Televisions in waiting rooms and diners.

Toilet paper dispensers designed to rip the paper before you get enough for a proper wipe.

The TSA.
 
Toilet paper dispensers designed to rip the paper before you get enough for a proper wipe.

I can't stand when someone puts the tp on the holder so that you have to pull the tp from the bottom. It's so much easier from the top.
My friends mother always does it "upside down" at the beach house and I switch it all the time. Whenever I go back in the bathroom, it's always turned around again. She has no idea that it's me doing it. :biggrin:
 
These "cretans" who turn on their windshield washer/wipers on the highway in front of you, on a sunny day, after you just cleaned your car. :eek:

My LS has headlight washers that are angled outward. I love this feature, because when people tailgate me, I turn them on and coat their car without getting anything on my windshield. It's quite satisfying and very effective.


1) I work in a cubicle world. Very quiet office except for right around me. The guy on one side nearly yells when he talks on the phone, and the other guy has hearing aids so his cell phone ringer is turned all the way up. When he's not at his desk his phone rings and rings and rings. Makes my blood boil.

2) People that work the drive thru windows that don't properly fasten the drink lid, and hand you a soda covered cup to top it off.

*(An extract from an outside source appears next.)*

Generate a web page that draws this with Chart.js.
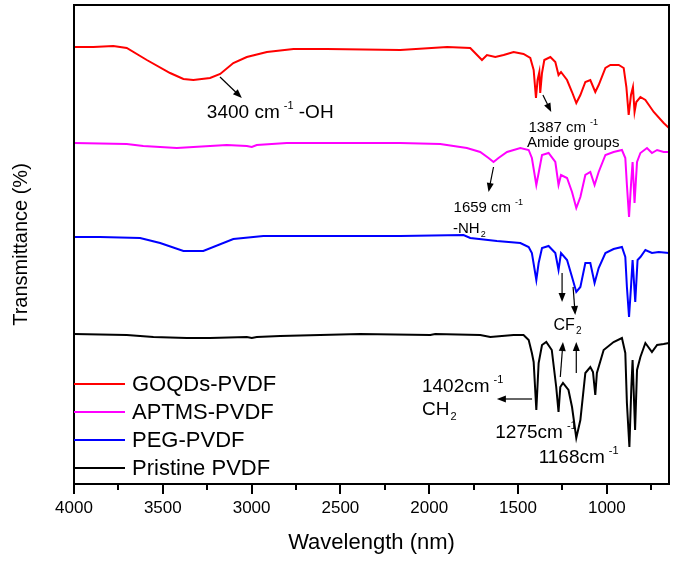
<!DOCTYPE html>
<html>
<head>
<meta charset="utf-8">
<script src="https://cdn.jsdelivr.net/npm/chart.js@4.4.1/dist/chart.umd.min.js"></script>
<style>
    html, body { margin: 0; padding: 0; background: #fff; }
    #wrap { width: 675px; height: 562px; }
</style>
</head>
<body>
<div id="wrap"><canvas id="ftir"></canvas></div>
<script>
// wavenumber (cm-1) and offset transmittance (arbitrary units, curves stacked)
const goqdsX = [4000, 3891, 3779, 3703, 3590, 3459, 3384, 3328, 3234, 3177, 3103, 3027, 2914, 2764, 2576, 2163, 1899, 1769, 1703, 1675, 1628, 1581, 1525, 1469, 1431, 1412, 1399, 1390, 1380, 1375, 1365, 1352, 1318, 1290, 1272, 1258, 1224, 1196, 1172, 1149, 1121, 1093, 1065, 1046, 1008, 980, 933, 905, 890, 877, 864, 853, 844, 834, 811, 783, 736, 680, 650];
const goqdsY = [437, 437, 438, 436, 424, 411, 405, 404, 406, 410, 421, 427, 432, 435, 435, 434, 437, 436, 424, 429, 427, 429, 432, 430, 426, 414, 386, 404, 412, 391, 411, 424, 427, 422, 409, 412, 404, 392, 381, 389, 402, 404, 392, 399, 416, 419, 419, 416, 397, 369, 389, 397, 372, 382, 387, 384, 372, 361, 356];

const aptmsX = [4000, 3703, 3610, 3515, 3421, 3328, 3140, 3027, 2999, 2971, 2802, 2163, 1938, 1788, 1713, 1666, 1638, 1610, 1562, 1487, 1440, 1422, 1397, 1384, 1365, 1328, 1290, 1272, 1258, 1224, 1196, 1172, 1149, 1121, 1093, 1069, 1046, 1008, 962, 915, 896, 887, 875, 864, 855, 844, 830, 811, 774, 746, 717, 680, 650];
const aptmsY = [341, 340, 338, 337, 336, 337, 339, 338, 337, 339, 341, 341, 340, 336, 332, 326, 322, 326, 332, 336, 334, 326, 299, 311, 329, 331, 322, 299, 309, 306, 292, 276, 287, 309, 312, 299, 312, 329, 332, 334, 326, 299, 267, 299, 322, 281, 322, 331, 336, 331, 334, 332, 332];

const pegX = [4000, 3854, 3628, 3515, 3384, 3272, 3103, 2934, 2163, 1807, 1769, 1619, 1487, 1440, 1422, 1397, 1384, 1365, 1328, 1290, 1272, 1258, 1224, 1196, 1172, 1149, 1121, 1093, 1069, 1046, 1008, 962, 915, 896, 887, 875, 864, 855, 840, 827, 811, 783, 746, 708, 650];
const pegY = [247, 247, 246, 241, 233, 233, 245, 248, 248, 249, 246, 243, 241, 237, 231, 204, 221, 236, 238, 231, 214, 231, 224, 207, 192, 197, 221, 221, 201, 216, 231, 235, 237, 227, 197, 167, 197, 224, 182, 224, 227, 234, 231, 232, 231];

const pristineX = [4000, 3703, 3553, 3365, 3234, 3027, 2999, 2971, 2839, 2389, 1994, 1966, 1713, 1656, 1525, 1469, 1440, 1422, 1412, 1397, 1384, 1365, 1341, 1310, 1285, 1272, 1262, 1247, 1216, 1196, 1172, 1149, 1121, 1093, 1078, 1065, 1056, 1018, 962, 915, 896, 887, 873, 862, 855, 841, 830, 811, 783, 746, 717, 680, 650];
const pristineY = [150, 149, 147, 146, 146, 147, 146, 147, 148, 150, 149, 150, 149, 147, 149, 149, 144, 131, 122, 74, 121, 139, 142, 134, 97, 72, 97, 101, 94, 77, 46, 64, 111, 117, 112, 89, 111, 134, 142, 146, 131, 81, 37, 97, 124, 54, 114, 127, 141, 132, 139, 140, 141];

const seriesNames = ['GOQDs-PVDF', 'APTMS-PVDF', 'PEG-PVDF', 'Pristine PVDF'];
const seriesColors = ['#ff0000', '#ff00ff', '#0000ff', '#000000'];

const xMajorTicks = [4000, 3500, 3000, 2500, 2000, 1500, 1000];
const xMinorTicks = [3750, 3250, 2750, 2250, 1750, 1250, 750];

const FONT = '"Liberation Sans", Arial, sans-serif';

// peak labels, placed in data units (wavenumber, offset value)
const notes = [
    { w: 3252, v: 366, size: 19, parts: [['3400 cm'], ['-1', 'sup'], [' -OH']] },
    { w: 1441, v: 352, size: 15, parts: [['1387 cm'], ['-1', 'sup']] },
    { w: 1450, v: 337, size: 15, parts: [['Amide groups']] },
    { w: 1863, v: 272, size: 15, parts: [['1659 cm'], ['-1', 'sup']] },
    { w: 1866, v: 251, size: 15, parts: [['-NH'], ['2', 'sub']] },
    { w: 1300, v: 154, size: 16, parts: [['CF'], ['2', 'sub']] },
    { w: 2041, v: 92, size: 19, parts: [['1402cm'], ['-1', 'sup']] },
    { w: 2041, v: 69, size: 19, parts: [['CH'], ['2', 'sub']] },
    { w: 1628, v: 46, size: 19, parts: [['1275cm'], ['-1', 'sup']] },
    { w: 1384, v: 21, size: 19, parts: [['1168cm'], ['-1', 'sup']] }
];

const arrows = [
    { from: [3178, 407], to: [3055, 386] },
    { from: [1360, 389], to: [1313, 372] },
    { from: [1638, 317], to: [1666, 292] },
    { from: [1252, 211], to: [1252, 182] },
    { from: [1190, 197], to: [1178, 169] },
    { from: [1262, 107], to: [1247, 142] },
    { from: [1172, 111], to: [1172, 142] },
    { from: [1421, 85], to: [1619, 85] }
];

const toPoints = function (xs, ys) {
    return xs.map((x, i) => ({ x: x, y: ys[i] }));
};

const drawRich = function (ctx, x, y, parts, size) {
    let cx = x;
    ctx.textBaseline = 'alphabetic';
    ctx.textAlign = 'left';
    for (const [t, mode] of parts) {
        let fs = size, dy = 0;
        if (mode === 'sup') { fs = Math.round(size * 0.6); dy = -size * 0.45; cx += 4; }
        if (mode === 'sub') { fs = Math.round(size * 0.6); dy = size * 0.28; cx += 1; }
        ctx.font = fs + 'px ' + FONT;
        ctx.fillText(t, cx, y + dy);
        cx += ctx.measureText(t).width;
    }
};

const drawArrow = function (ctx, x1, y1, x2, y2) {
    const ang = Math.atan2(y2 - y1, x2 - x1);
    const len = 9, half = 3.5;
    ctx.beginPath();
    ctx.moveTo(x1, y1);
    ctx.lineTo(x2 - Math.cos(ang) * len * 0.8, y2 - Math.sin(ang) * len * 0.8);
    ctx.stroke();
    ctx.beginPath();
    ctx.moveTo(x2, y2);
    ctx.lineTo(x2 - Math.cos(ang) * len - Math.sin(ang) * half, y2 - Math.sin(ang) * len + Math.cos(ang) * half);
    ctx.lineTo(x2 - Math.cos(ang) * len + Math.sin(ang) * half, y2 - Math.sin(ang) * len - Math.cos(ang) * half);
    ctx.closePath();
    ctx.fill();
};

// frame, ticks, inside legend and peak labels
const decorations = {
    id: 'decorations',
    afterDatasetsDraw(chart) {
        const { ctx, chartArea: a, scales: { x, y } } = chart;
        ctx.save();
        ctx.strokeStyle = '#000';
        ctx.fillStyle = '#000';

        ctx.lineWidth = 2;
        ctx.strokeRect(a.left, a.top, a.right - a.left, a.bottom - a.top);

        for (const t of xMajorTicks.concat(xMinorTicks)) {
            const px = Math.round(x.getPixelForValue(t));
            const l = xMajorTicks.includes(t) ? 10 : 6;
            ctx.beginPath();
            ctx.moveTo(px, a.bottom);
            ctx.lineTo(px, a.bottom + l);
            ctx.stroke();
        }

        // legend in lower left corner
        const rows = [100, 72, 44, 16];
        chart.data.datasets.forEach((ds, i) => {
            const ly = a.bottom - rows[i];
            ctx.strokeStyle = ds.borderColor;
            ctx.lineWidth = 2;
            ctx.beginPath();
            ctx.moveTo(a.left, ly);
            ctx.lineTo(a.left + 51, ly);
            ctx.stroke();
            ctx.fillStyle = '#000';
            ctx.font = '22px ' + FONT;
            ctx.textBaseline = 'middle';
            ctx.textAlign = 'left';
            ctx.fillText(ds.label, a.left + 58, ly + 1);
        });

        ctx.fillStyle = '#000';
        ctx.strokeStyle = '#000';
        for (const n of notes) {
            drawRich(ctx, x.getPixelForValue(n.w), y.getPixelForValue(n.v), n.parts, n.size);
        }
        ctx.lineWidth = 1.2;
        for (const ar of arrows) {
            drawArrow(ctx,
                x.getPixelForValue(ar.from[0]), y.getPixelForValue(ar.from[1]),
                x.getPixelForValue(ar.to[0]), y.getPixelForValue(ar.to[1]));
        }
        ctx.restore();
    }
};

const allX = [goqdsX, aptmsX, pegX, pristineX];
const allY = [goqdsY, aptmsY, pegY, pristineY];

new Chart(document.getElementById('ftir'), {
    type: 'line',
    data: {
        datasets: seriesNames.map((name, i) => ({
            label: name,
            data: toPoints(allX[i], allY[i]),
            borderColor: seriesColors[i],
            borderWidth: 2,
            pointRadius: 0,
            tension: 0,
            fill: false
        }))
    },
    plugins: [decorations],
    options: {
        responsive: true,
        maintainAspectRatio: false,
        animation: false,
        layout: { padding: { top: 5, right: 6, left: 0, bottom: 0 } },
        plugins: {
            legend: { display: false },
            tooltip: { enabled: false }
        },
        scales: {
            x: {
                type: 'linear',
                reverse: true,
                min: 650,
                max: 4000,
                afterBuildTicks: (axis) => {
                    axis.ticks = xMajorTicks.concat(xMinorTicks)
                        .sort((a, b) => b - a)
                        .map(v => ({ value: v }));
                },
                afterFit: (axis) => { axis.height = 78; },
                grid: { display: false, drawTicks: true, tickLength: 10 },
                border: { display: false },
                ticks: {
                    autoSkip: false,
                    maxRotation: 0,
                    padding: 4,
                    color: '#000',
                    font: { family: FONT, size: 17 },
                    callback: (value) => xMajorTicks.includes(value) ? String(value) : ''
                },
                title: {
                    display: true,
                    text: 'Wavelength (nm)',
                    color: '#000',
                    font: { family: FONT, size: 22 },
                    padding: { top: 0, bottom: 6 }
                }
            },
            y: {
                min: 0,
                max: 479,
                afterFit: (axis) => { axis.width = 74; },
                grid: { display: false, drawTicks: false },
                border: { display: false },
                ticks: { display: false },
                title: {
                    display: true,
                    text: 'Transmittance (%)',
                    color: '#000',
                    font: { family: FONT, size: 20 },
                    padding: { top: 9, bottom: 0 }
                }
            }
        }
    }
});
</script>
</body>
</html>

3) Oh, how could I forget - CROOKS. The previous owners of the home we bought in May 2009 thought they could get away with sticking us with a $50k rotten roof. Think again, suckers.

4) Beggars

5) Doctors (of course, none of you) who think bandaid fix problems with pills instead of attempting to actually cure the problem.

6) Wal-Mart

7) The people who refuse to pay their co-pays on medication at the Pharmacy, then go to the front of the store and buy liquor and cigarettes.

8) Mullets

Oh there's more. I'm just stopping for your sake.